Suppose two of us have to play a game on a table. Each of us has an infinite number of identical coins. Each of us will take turns and put one coin on the table. The coins cannot overlap. The other player wins when there is no place to keep the coin for any of us. There is a strategy for winning this game, independent of the size of the table. Find this strategy and find conditions when this strategy works.

Note: Conditions should answer questions like: What is the shape of the table? When does this strategy not work? 

Solution: 

The solution for this problem when the shape of the table is fixed, i.e., circular, is explained in this article: Puzzle | (Round table coin game)
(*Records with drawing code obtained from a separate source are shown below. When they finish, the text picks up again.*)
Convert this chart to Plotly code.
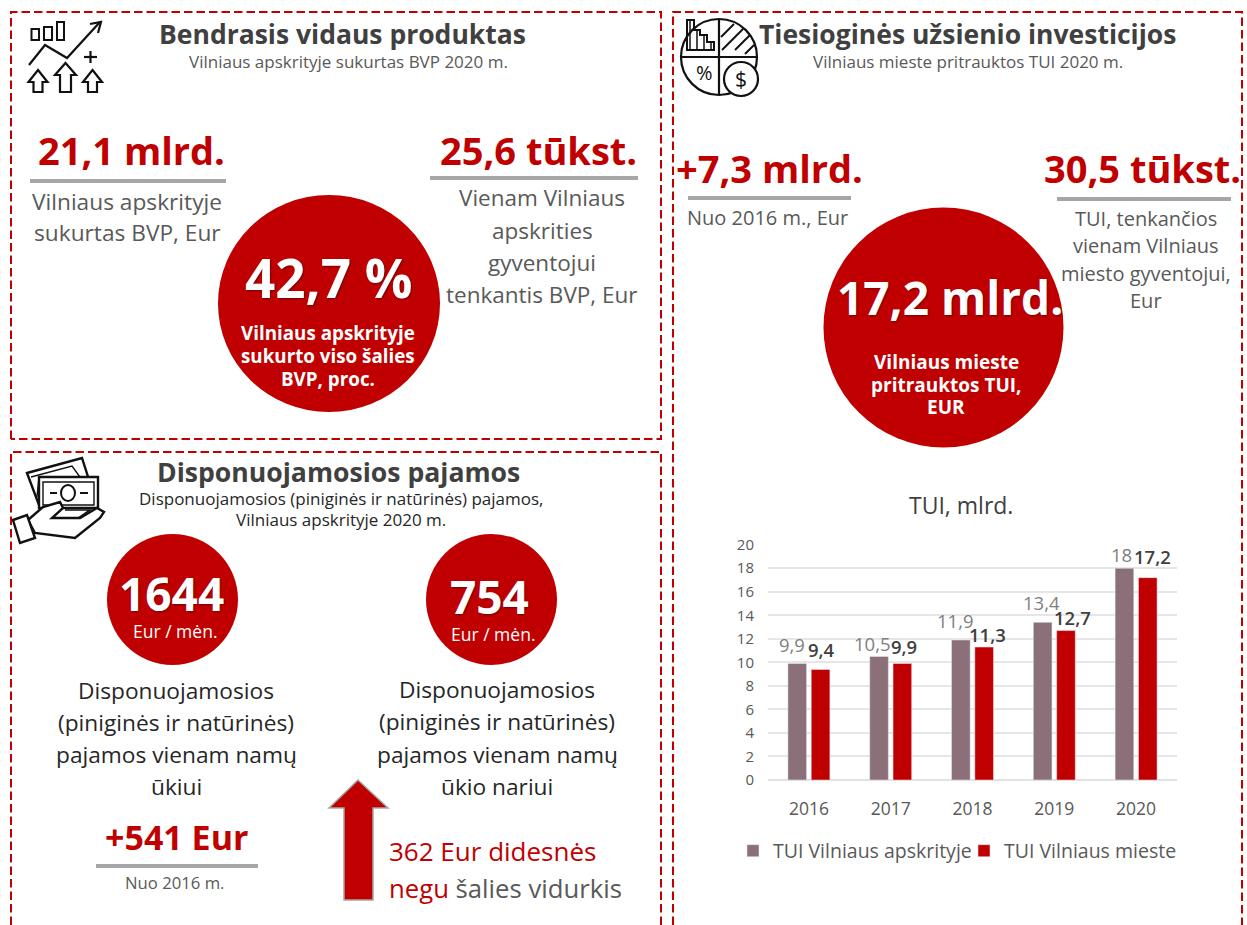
import plotly.graph_objects as go

W, H = 1247, 925
years = ["2016", "2017", "2018", "2019", "2020"]
apskritis = [9.9, 10.5, 11.9, 13.4, 18]
miestas = [9.4, 9.9, 11.3, 12.7, 17.2]
apskritis_labels = ["9,9", "10,5", "11,9", "13,4", "18"]
miestas_labels = ["9,4", "9,9", "11,3", "12,7", "17,2"]

RED = "#C00000"
MAUVE = "#8B6F79"
GRAY = "#595959"
DARK = "#404040"
INK = "#262626"
RULE = "#A6A6A6"
FONT = "Open Sans"
SHADOW = "1px 1px 2px rgba(0,0,0,0.4)"


def X(p):
    return p / W


def Y(p):
    return 1 - p / H


shapes = []
annotations = []


def path(points, close=False, fill=None, color="#111111", width=2):
    d = "M " + " L ".join(f"{X(a):.5f},{Y(b):.5f}" for a, b in points) + (" Z" if close else "")
    shapes.append(dict(type="path", xref="paper", yref="paper", path=d,
                       line=dict(color=color, width=width),
                       fillcolor=fill if fill else "rgba(0,0,0,0)"))


def dashed(points):
    d = "M " + " L ".join(f"{X(a):.5f},{Y(b):.5f}" for a, b in points)
    shapes.append(dict(type="path", xref="paper", yref="paper", path=d,
                       line=dict(color=RED, width=2, dash="8.5px,4px")))


def circle(cx, cy, rx, ry=None, fill=RED, line=None, width=0):
    ry = rx if ry is None else ry
    shapes.append(dict(type="circle", xref="paper", yref="paper",
                       x0=X(cx - rx), x1=X(cx + rx), y0=Y(cy + ry), y1=Y(cy - ry),
                       fillcolor=fill, line=dict(color=line or fill, width=width)))


def text(s, x, y, size, color=GRAY, bold=False, anchor="center", font=FONT, shadow=None):
    f = dict(family=font, size=size, color=color)
    if shadow:
        f["shadow"] = shadow
    annotations.append(dict(text=f"<b>{s}</b>" if bold else s, x=X(x), y=Y(y), xref="paper", yref="paper",
                            xanchor=anchor, yanchor="middle", showarrow=False, font=f))


def rule(x0, x1, y):
    path([(x0, y), (x1, y)], color=RULE, width=4)


# panels
dashed([(11, 439), (11, 12), (661, 12), (661, 439), (11, 439)])
dashed([(11, 925), (11, 452), (661, 452), (661, 925)])
dashed([(673, 925), (673, 12), (1242, 12), (1242, 925)])

# panel 1
text("Bendrasis vidaus produktas", 342.5, 34, 26.5, DARK, True)
text("Vilniaus apskrityje sukurtas BVP 2020 m.", 348, 62, 17, GRAY)
text("21,1 mlrd.", 131, 150, 38, RED, True)
rule(30, 226, 181)
text("Vilniaus apskrityje", 127, 201, 22.7)
text("sukurtas BVP, Eur", 127, 233, 22.7)
text("25,6 tūkst.", 538, 150, 38, RED, True)
rule(430, 638, 178)
for s, y in zip(["Vienam Vilniaus", "apskrities", "gyventojui", "tenkantis BVP, Eur"], [197, 230, 262, 294]):
    text(s, 542, y, 22.5)
circle(329, 303.5, 111, 108.5)
text("42,7 %", 329.5, 277, 53, "white", True, shadow=SHADOW)
for s, y in zip(["Vilniaus apskrityje", "sukurto viso šalies", "BVP, proc."], [333, 356, 379]):
    text(s, 328, y, 18.8, "white", True)

# panel 2
text("Disponuojamosios pajamos", 338.5, 472, 26.6, DARK, True)
text("Disponuojamosios (piniginės ir natūrinės) pajamos,", 341.5, 498, 17, INK)
text("Vilniaus apskrityje 2020 m.", 341.5, 519, 17, INK)
circle(172.5, 599.5, 65.5)
circle(491.5, 599.5, 65.5)
text("1644", 171.5, 593, 46, "white", True, shadow=SHADOW)
text("Eur / mėn.", 175, 631, 17.5, "white")
text("754", 489.5, 596, 46, "white", True, shadow=SHADOW)
text("Eur / mėn.", 493, 634, 17.5, "white")
for s, y in zip(["Disponuojamosios", "(piniginės ir natūrinės)", "pajamos vienam namų", "ūkiui"], [690, 722, 754, 786]):
    text(s, 176, y, 22.7, INK)
for s, y in zip(["Disponuojamosios", "(piniginės ir natūrinės)", "pajamos vienam namų", "ūkio nariui"], [689, 721, 754, 786]):
    text(s, 497, y, 22.7, INK)
text("+541 Eur", 176, 837, 34, RED, True)
rule(96, 258, 866)
text("Nuo 2016 m.", 175, 882, 16.7)
path([(358, 780), (388, 808), (373, 808), (373, 900), (344, 900), (344, 808), (329, 808)],
     close=True, fill=RED, color=RULE, width=1.5)
text("362 Eur didesnės", 387, 851, 26, RED, anchor="left")
text(f'<span style="color:{RED}">negu</span> šalies vidurkis', 387, 888, 25.7, GRAY, anchor="left")

# panel 3
text("Tiesioginės užsienio investicijos", 967, 34, 26.5, DARK, True)
text("Vilniaus mieste pritrauktos TUI 2020 m.", 967.5, 62, 17, GRAY)
text("+7,3 mlrd.", 769, 168, 38, RED, True)
rule(688, 851, 198)
text("Nuo 2016 m., Eur", 767, 217, 20)
text("30,5 tūkst.", 1142.5, 168, 38, RED, True)
rule(1057, 1231, 199)
for s, y in zip(["TUI, tenkančios", "vienam Vilniaus", "miesto gyventojui,", "Eur"], [218, 246, 273, 300]):
    text(s, 1146, y, 20)
circle(943.5, 327.5, 120)
text("17,2 mlrd.", 950, 297, 46, "white", True, shadow=SHADOW)
for s, y in zip(["Vilniaus mieste", "pritrauktos TUI,", "EUR"], [362, 385, 407]):
    text(s, 946, y, 19, "white", True)
text("TUI, mlrd.", 961, 505, 23, DARK)

# icon 1: growth
for x0, x1, y0 in [(31.5, 39, 29), (44, 52, 27), (57, 64, 22)]:
    path([(x0, y0), (x1, y0), (x1, 40), (x0, 40)], close=True)
path([(29, 65), (45, 45), (67, 58), (100, 22)], width=2.2)
path([(90, 24), (101, 22), (98, 33)], width=2.2)
path([(84, 57), (97, 57)], width=2.2)
path([(90.5, 51), (90.5, 63)], width=2.2)
for cx, tip, hw, sw, hb in [(38, 70, 9.5, 4.5, 82), (65.5, 63, 10.5, 5.5, 75), (92.5, 70, 9.5, 4.5, 82)]:
    path([(cx, tip), (cx + hw, hb), (cx + sw, hb), (cx + sw, 92), (cx - sw, 92), (cx - sw, hb), (cx - hw, hb)],
         close=True, width=2.2)

# icon 2: pie
circle(719, 57, 38, fill="rgba(0,0,0,0)", line="#111111", width=2.2)
path([(719, 19), (719, 95)], width=2.2)
path([(681, 57), (757, 57)], width=2.2)
path([(687, 50), (687, 20), (694, 20), (694, 30), (700, 30), (700, 35), (707, 35), (707, 42), (714, 42), (714, 50)],
     close=True, width=2)
path([(690, 50), (690, 20)], width=1.5)
path([(697, 50), (697, 30)], width=1.5)
path([(704, 50), (704, 35)], width=1.5)
path([(711, 50), (711, 42)], width=1.5)
for a, b in [((721, 37), (734, 24)), ((722, 50), (743, 29)), ((735, 50), (750, 35)), ((745, 54), (754, 45))]:
    path([a, b], width=2)
text("%", 704, 73, 20, "#111111", False)
circle(741, 79, 17, fill="white", line="#111111", width=2.2)
text("$", 741, 79, 21, "#111111")

# icon 3: money in a hand
path([(27, 473), (82, 458), (97, 505), (39, 505)], close=True, fill="white", width=2.4)
path([(31, 477), (72, 466), (80, 477), (39, 477), (37, 497)], width=1.4)
path([(39, 477), (98, 477), (98, 508), (39, 508)], close=True, fill="white", width=2.4)
path([(43, 482), (94, 482), (94, 505), (43, 505)], close=True, width=1.4)
circle(68, 493, 7, 8, fill="white", line="#111111", width=2)
path([(50, 493), (57, 493)], width=2)
path([(80, 493), (88, 493)], width=2)
path([(28, 520), (43, 507), (60, 502), (63, 508), (52, 518), (80, 518), (97, 508), (104, 512), (100, 518),
      (75, 538), (35, 533)], close=True, fill="white", width=2.4)
path([(65, 510), (90, 510), (78, 518), (52, 518)], width=1.5)
path([(13, 520), (27, 515), (35, 538), (20, 543)], close=True, fill="white", width=2.4)

# bar value labels sit on the data coordinates, nudged as in the original
A_DX, A_DY = [-16.5, -18.5, -17, -12.5, -15], [19, 13, 20, 20, 14]
M_DX, M_DY = [12.5, 13.5, 15, 18, 16.5], [20, 17, 13, 13, 21]
for i, (v, s, dx, dy) in enumerate(zip(apskritis, apskritis_labels, A_DX, A_DY)):
    annotations.append(dict(x=i, y=v, xref="x", yref="y", text=s, showarrow=False, xanchor="center", yanchor="middle",
                            xshift=dx, yshift=dy, font=dict(family=FONT, size=18.5, color="#7F7F7F")))
for i, (v, s, dx, dy) in enumerate(zip(miestas, miestas_labels, M_DX, M_DY)):
    annotations.append(dict(x=i, y=v, xref="x", yref="y", text=s, showarrow=False, xanchor="center", yanchor="middle",
                            xshift=dx, yshift=dy, font=dict(family=FONT, size=18.5, color=DARK, weight=600)))

fig = go.Figure()
fig.add_bar(name="TUI Vilniaus apskrityje", x=years, y=apskritis, marker_color=MAUVE)
fig.add_bar(name="TUI Vilniaus mieste", x=years, y=miestas, marker_color=RED)
fig.update_layout(
    width=W, height=H, margin=dict(l=0, r=0, t=0, b=0, autoexpand=False), paper_bgcolor="white", plot_bgcolor="white",
    barmode="group", bargap=0.43, bargroupgap=0.2, separators=", ",
    font=dict(family=FONT, color=GRAY), shapes=shapes, annotations=annotations,
    xaxis=dict(type="category", categoryorder="array", categoryarray=years, range=[-0.5, 4.5],
               domain=[X(768), X(1177)], showline=False, ticks="", showgrid=False,
               tickfont=dict(size=17.5, color=GRAY), ticklabelstandoff=16),
    yaxis=dict(domain=[Y(780), Y(544.7)], range=[0, 20], dtick=2, gridcolor="#E6E6E6", gridwidth=1.5,
               zeroline=True, zerolinecolor="#E2E2E2", zerolinewidth=1.5, tickfont=dict(size=15, color=GRAY),
               ticks="", ticklabelstandoff=13, automargin=False),
    legend=dict(orientation="h", x=X(964), xanchor="center", y=Y(851), yanchor="middle",
                font=dict(size=19.5, color=GRAY), bgcolor="rgba(0,0,0,0)", itemwidth=30,
                entrywidth=186, entrywidthmode="pixels"),
)
fig.write_html("out.html", config=dict(displayModeBar=False),
               post_script="document.body.style.margin='0';document.body.style.overflow='hidden';")
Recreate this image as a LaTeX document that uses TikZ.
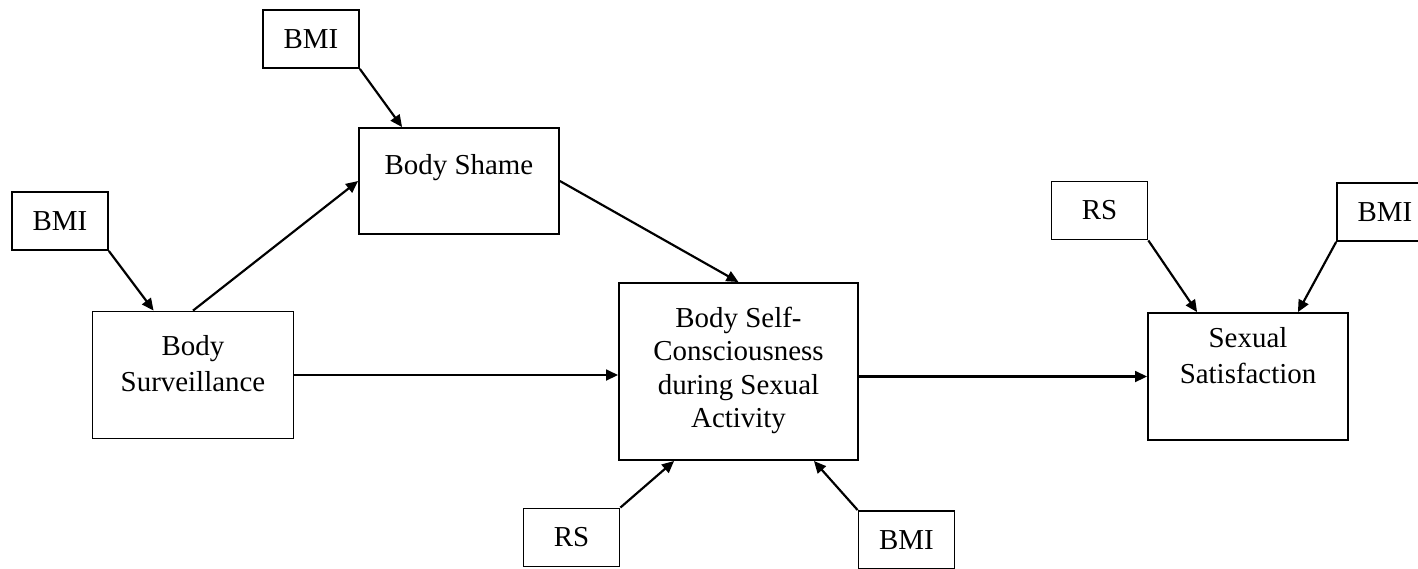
\documentclass[tikz,border=0pt]{standalone}
\usepackage{fontspec}
\setmainfont{Liberation Serif}
\usetikzlibrary{arrows.meta,calc}

% Text of a model box: width, height, first baseline, line distance, lines
\newcommand{\boxlines}[5]{%
  \parbox[c][#2][t]{#1}{\centering\fontsize{12}{#4}\selectfont\rule{0pt}{#3}#5}}

\begin{document}
\begin{tikzpicture}[x=0.415pt, y=-0.415pt,
    font=\fontsize{12}{14}\selectfont,
    var/.style={draw, line width=0.75pt, inner sep=0pt},
    cov/.style={var, minimum width=39.8pt, minimum height=24.1pt},
    link/.style={line width=0.9pt, -{Triangle[length=5pt,width=4.5pt]}}]
    % Picture frame (the right BMI box runs past it)
    \useasboundingbox (0,0) rectangle (1418,568);

    % Main variables:
    % Each box is a node with its text set at the top
    \node [var] (shame) at (459,181)
        {\boxlines{83pt}{44pt}{19.1pt}{14pt}{Body Shame}};
    \node [var] (surv) at (193,375)
        {\boxlines{83.4pt}{52.7pt}{18.3pt}{14.9pt}{Body\\Surveillance}};
    \node [var] (bsc) at (738.5,371.5)
        {\boxlines{99.2pt}{73.5pt}{18.3pt}{13.9pt}{Body Self-\\Consciousness\\during Sexual\\Activity}};
    \node [var] (sat) at (1248,376.5)
        {\boxlines{83pt}{52.7pt}{14.5pt}{14.8pt}{Sexual\\Satisfaction}};

    % Covariates:
    \node [cov] (bmiA) at (311,39)       {BMI};
    \node [cov] (bmiB) at (60,221)       {BMI};
    \node [cov] (rsA)  at (571.5,537.5)  {RS};
    \node [cov] (bmiC) at (906.5,540)    {BMI};
    \node [cov] (rsB)  at (1099.5,210.5) {RS};
    \node [cov] (bmiD) at (1385,212)     {BMI};

    % Paths between the main variables:
    \draw [link] (surv.north) -- (shame.west);
    \draw [link] (shame.east) -- (bsc.north);
    \draw [link] (surv.east) -- (surv.east -| bsc.west);
    \draw [link] (sat.west -| bsc.east) -- (sat.west);

    % Paths from the covariates:
    \draw [link] (bmiA.south east) -- ($(shame.north west)+(44,0)$);
    \draw [link] (bmiB.south east) -- ($(surv.north west)+(62,0)$);
    \draw [link] (rsA.north east)  -- ($(bsc.south west)+(56,0)$);
    \draw [link] (bmiC.north west) -- ($(bsc.south east)+(-45,0)$);
    \draw [link] (rsB.south east)  -- ($(sat.north west)+(50,0)$);
    \draw [link] (bmiD.south west) -- ($(sat.north east)+(-51,0)$);
\end{tikzpicture}
\end{document}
The strategy for winning exists if the table is radially symmetric, that is, the table should have a geometric centre. Examples of these include ellipses, rectangles, circles, etc. The strategy also dictates winning. You must play first and put your coin in the centre of the table. After that, you can simply, imitate the opponent, i.e., place the coin at the mirror image of your opponent’s position when viewed through the central point.

The above strategy ensures victory because if your opponent can place a coin, then so can you.

Another way to get at the solution: If both of us are playing the game, I win if I place a coin on the table and you were not able to. Assuming the table is radially symmetric if I play first and occupy the centre of the table I can guarantee that all other points in the table have a complementary such that any line passing through the centre and any other point, is bisected by the central point. So, I have to win after occupying the centre, I will simply imitate you. That is if you place a coin on point A, I will find a point A’ such that the line segment is AA’ is bisected at the centre of the table. The radial symmetry of the table simply guarantees that such a point exists. This strategy also ensures that I can’t lose, since there is no scope for a tie in this game if I don’t lose it means I win. 

Note: Radial symmetry is the necessary condition, but by no means is it sufficient. The strategy will not work if the centre is not present, e.g., in an annulus (doughnut-shaped) or any other radially symmetric shape with a hole in between. In this case, though the strategy for winning remains precisely the same, only you should play second.